SNFC management has deliberately turned itself into an organization that is more interested in merchandising than value, puts aesthetics before quality, ranks profits before people, and replaced substance with slogans. “Sustainability,” formerly the philosophy of a valuable community asset, is now little more than the Madison Avenue sloganeering of a model corporate citizen. But this is precisely the type of store board member Keat envisioned when he wrote of the possibility of what we might now call “compassionate consumption” leading us toward a consumption-oriented utopia. With organic beef on the current board’s agenda, Native American cigarettes can’t be far behind.
Michael Meloy
Davis
Shame on NIMBYs
Re “Home Work” (SN&R Editorial, June 20):
While most of us like to think we have an egalitarian society, there seems to be an element in Folsom that for very selfish reasons does not share this view. Affordable housing is in a critical state in much of California and everyone has to do his or her part to alleviate this situation.

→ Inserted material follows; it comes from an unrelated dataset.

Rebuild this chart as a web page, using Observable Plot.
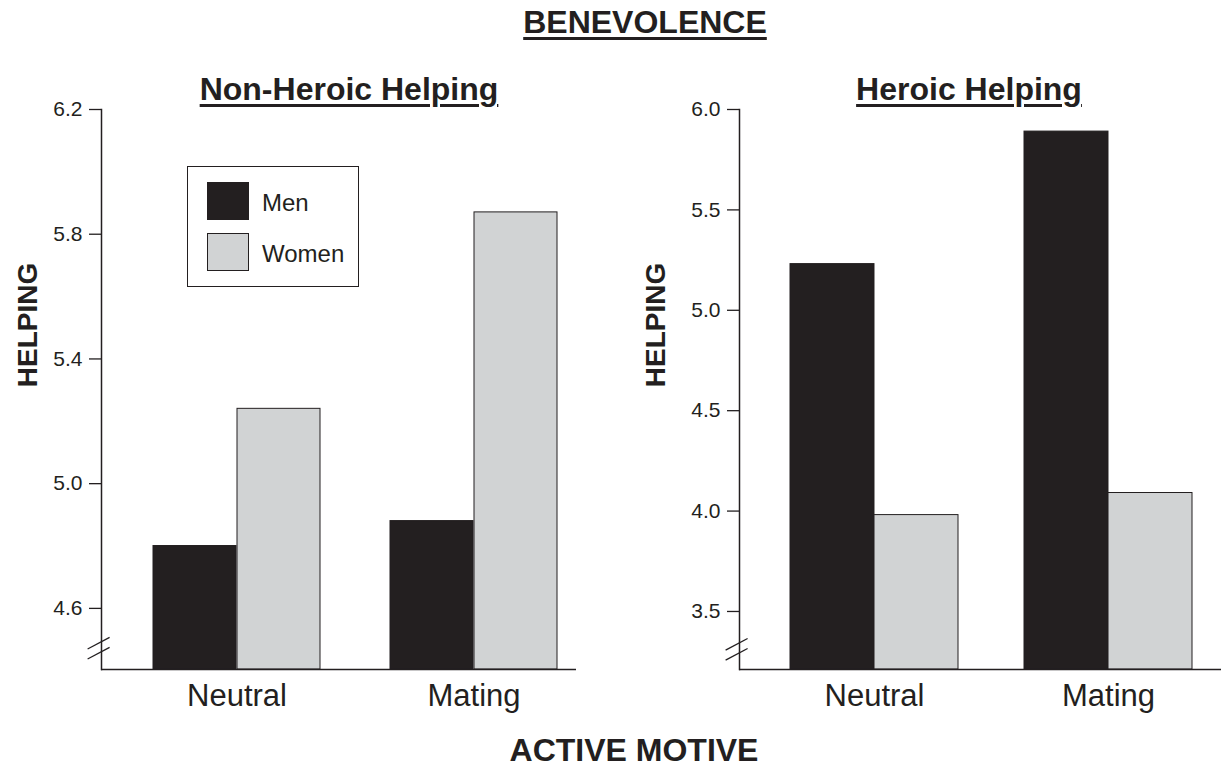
<!DOCTYPE html>
<html>
<head>
<meta charset="utf-8">
<script src="https://cdn.jsdelivr.net/npm/d3@7"></script>
<script src="https://cdn.jsdelivr.net/npm/@observablehq/plot@0.6"></script>
<style>
  html, body { margin: 0; padding: 0; background: #ffffff; }
  body { width: 1221px; height: 767px; overflow: hidden; font-family: "Liberation Sans", Arial, Helvetica, sans-serif; color: #231f20; }
  #root { position: relative; width: 1221px; height: 767px; }
  .abs { position: absolute; white-space: nowrap; line-height: 30px; }
  .title { font-weight: bold; font-size: 32px; text-decoration: underline; text-decoration-thickness: 3px; text-underline-offset: 4px; transform: translateX(-50%); }
  .ylab { font-weight: bold; font-size: 28px; transform: translate(-50%, -50%) rotate(-90deg); }
  .legend { position: absolute; border: 1.5px solid #231f20; background: #fff; box-sizing: border-box; }
  .legend .sw { position: absolute; box-sizing: border-box; border: 1px solid #231f20; }
  .legend .lt { position: absolute; font-size: 24px; line-height: 24px; }
  .plotwrap { position: absolute; }
</style>
</head>
<body>
<div id="root"></div>
<script>
// ---- data ----
const motives = ["Neutral", "Mating"];
const sexes = ["Men", "Women"];
const sexColors = ["#231f20", "#d1d3d4"];

const nonHeroicMen = [4.80, 4.88];
const nonHeroicWomen = [5.24, 5.87];
const heroicMen = [5.23, 5.89];
const heroicWomen = [3.98, 4.09];

const nonHeroicTicks = [4.6, 5.0, 5.4, 5.8, 6.2];
const heroicTicks = [3.5, 4.0, 4.5, 5.0, 5.5, 6.0];
const nonHeroicDomain = [4.404, 6.2];
const heroicDomain = [3.211, 6.0];

const mainTitle = "BENEVOLENCE";
const panelTitles = ["Non-Heroic Helping", "Heroic Helping"];
const yLabel = "HELPING";
const xLabel = "ACTIVE MOTIVE";

// ---- layout ----
const root = document.getElementById("root");
const ink = "#231f20";

function makePanel({men, women, ticks, domain, width, marginLeft, marginRight, pad}) {
  const rows = motives.flatMap((m, i) => [
    {motive: m, sex: sexes[0], value: men[i]},
    {motive: m, sex: sexes[1], value: women[i]}
  ]);
  const frameW = width - marginLeft - marginRight;
  const step = frameW / (motives.length - pad.inner + 2 * pad.outer);
  const bw = step * (1 - pad.inner);
  const chart = Plot.plot({
    width, height: 634,
    marginTop: 14, marginBottom: 60, marginLeft, marginRight,
    style: {fontFamily: '"Liberation Sans", Arial, Helvetica, sans-serif', color: ink, background: "transparent", overflow: "visible"},
    x: {domain: motives, paddingInner: pad.inner, paddingOuter: pad.outer, align: pad.align},
    y: {domain},
    color: {domain: sexes, range: sexColors},
    marks: [
      Plot.barY(rows.filter(d => d.sex === sexes[0]), {x: "motive", y1: domain[0], y2: "value", fill: "sex", stroke: ink, strokeWidth: 1, insetRight: bw / 2}),
      Plot.barY(rows.filter(d => d.sex === sexes[1]), {x: "motive", y1: domain[0], y2: "value", fill: "sex", stroke: ink, strokeWidth: 1, insetLeft: bw / 2}),
      Plot.frame({anchor: "left", stroke: ink, strokeWidth: 1.5}),
      Plot.ruleY([domain[0]], {stroke: ink, strokeWidth: 1.5}),
      Plot.axisY({ticks, tickFormat: d => d.toFixed(1), tickSize: 12, tickPadding: 7, fontSize: 21, label: null, stroke: ink, strokeWidth: 1.3}),
      Plot.axisX({tickSize: 0, tickPadding: 14, fontSize: 31, label: null})
    ]
  });
  // axis break marks, placed from the y scale
  const y = chart.scale("y");
  const yLow = y.apply(ticks[0]);
  const yBase = y.apply(domain[0]);
  const yc = yLow + 0.66 * (yBase - yLow);
  const xc = marginLeft - 2.4;
  const svg = d3.select(chart.tagName.toLowerCase() === "svg" ? chart : chart.querySelector("svg"));
  [-5, 5].forEach(off => {
    svg.append("line")
      .attr("x1", xc - 11).attr("y1", yc + off + 5.8)
      .attr("x2", xc + 11).attr("y2", yc + off - 5.8)
      .attr("stroke", ink).attr("stroke-width", 1.3);
  });
  return chart;
}

function addText(cls, text, left, top) {
  const d = document.createElement("div");
  d.className = "abs " + cls;
  d.textContent = text;
  d.style.left = left + "px";
  d.style.top = top + "px";
  root.appendChild(d);
  return d;
}

const left = makePanel({men: nonHeroicMen, women: nonHeroicWomen, ticks: nonHeroicTicks, domain: nonHeroicDomain,
  width: 600, marginLeft: 101, marginRight: 24, pad: {inner: 0.2935, outer: 0.1455, align: 0.733}});
const right = makePanel({men: heroicMen, women: heroicWomen, ticks: heroicTicks, domain: heroicDomain,
  width: 601, marginLeft: 119, marginRight: 0, pad: {inner: 0.283, outer: 0.170, align: 0.631}});

[[left, 0], [right, 620]].forEach(([c, x]) => {
  const w = document.createElement("div");
  w.className = "plotwrap";
  w.style.left = x + "px";
  w.style.top = "95px";
  w.appendChild(c);
  root.appendChild(w);
});

addText("title", mainTitle, 645, 7);
addText("title", panelTitles[0], 349, 74);
addText("title", panelTitles[1], 969, 74);
addText("title", xLabel, 634, 735).style.textDecoration = "none";
addText("ylab", yLabel, 28, 325);
addText("ylab", yLabel, 656, 325);

// legend
const lg = document.createElement("div");
lg.className = "legend";
Object.assign(lg.style, {left: "187px", top: "166px", width: "172px", height: "121px"});
sexes.forEach((s, i) => {
  const sw = document.createElement("div");
  sw.className = "sw";
  Object.assign(sw.style, {left: "19px", top: (15 + i * 51) + "px", width: "42px", height: "38px", background: sexColors[i]});
  lg.appendChild(sw);
  const t = document.createElement("div");
  t.className = "lt";
  t.textContent = s;
  Object.assign(t.style, {left: "74px", top: (24 + i * 51) + "px"});
  lg.appendChild(t);
});
root.appendChild(lg);
</script>
</body>
</html>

If anything, the proposed development does not even begin to reach what would be an acceptable level of affordable housing in Folsom. I would say many of these lower-income people who need this housing perform far more important work for society than many of the NIMBYs. For those people who are opposing this development, I can only say shame, shame, shame!
James G. Updegraff III
Sacramento
Don’t worry, they couldn’t afford it anyway
Re “Home Work” (SN&R Editorial, June 20):
The problem with “affordable housing” is that over the years, this phrase has been used as a buzzword for “low-income housing” and has acquired the stigma of ghetto-ization.
If the city of Folsom were to be blunt and call it “middle-class housing,” I’m sure there wouldn’t be nearly as big an outcry, because they wouldn’t be using the same term that’s been used for decades to mean “welfare-recipient apartments.”
Alternatively, any reference to affordable housing should be accompanied by an explanation of who it’s affordable for, e.g., those earning $35,000-$50,000 a year, with pictures of teachers and office workers underneath, to emphasize the point that these homes will be occupied by respectable employed people, not gang members and drug dealers.
Karen M. Campbell
Sacramento
So it wasn’t because of unfair referees?
Re “Phil Jackson for President” by Steven T. Jones (SN&R Cover, May 30):
Little late, but I’d like to congratulate you on a great story. Phil Jackson is a great leader, period. Anyone involved in coaching should read his books, especially Sacred Hoops, Spiritual Lessons Of A Hardwood Warrior.
The most important thing a coach can do is to get his players to play to their full potential, with a clear mind, not thinking, just doing, to live in the moment and stay focused in the midst of chaos. Which coach had his players better prepared for what we know was the real world championship, game # 7 in Sac?
“Not only is there more to life than basketball, there’s a lot more to basketball than basketball.”—Phil Jackson.
Thanks for having the balls to print your story at the time you did.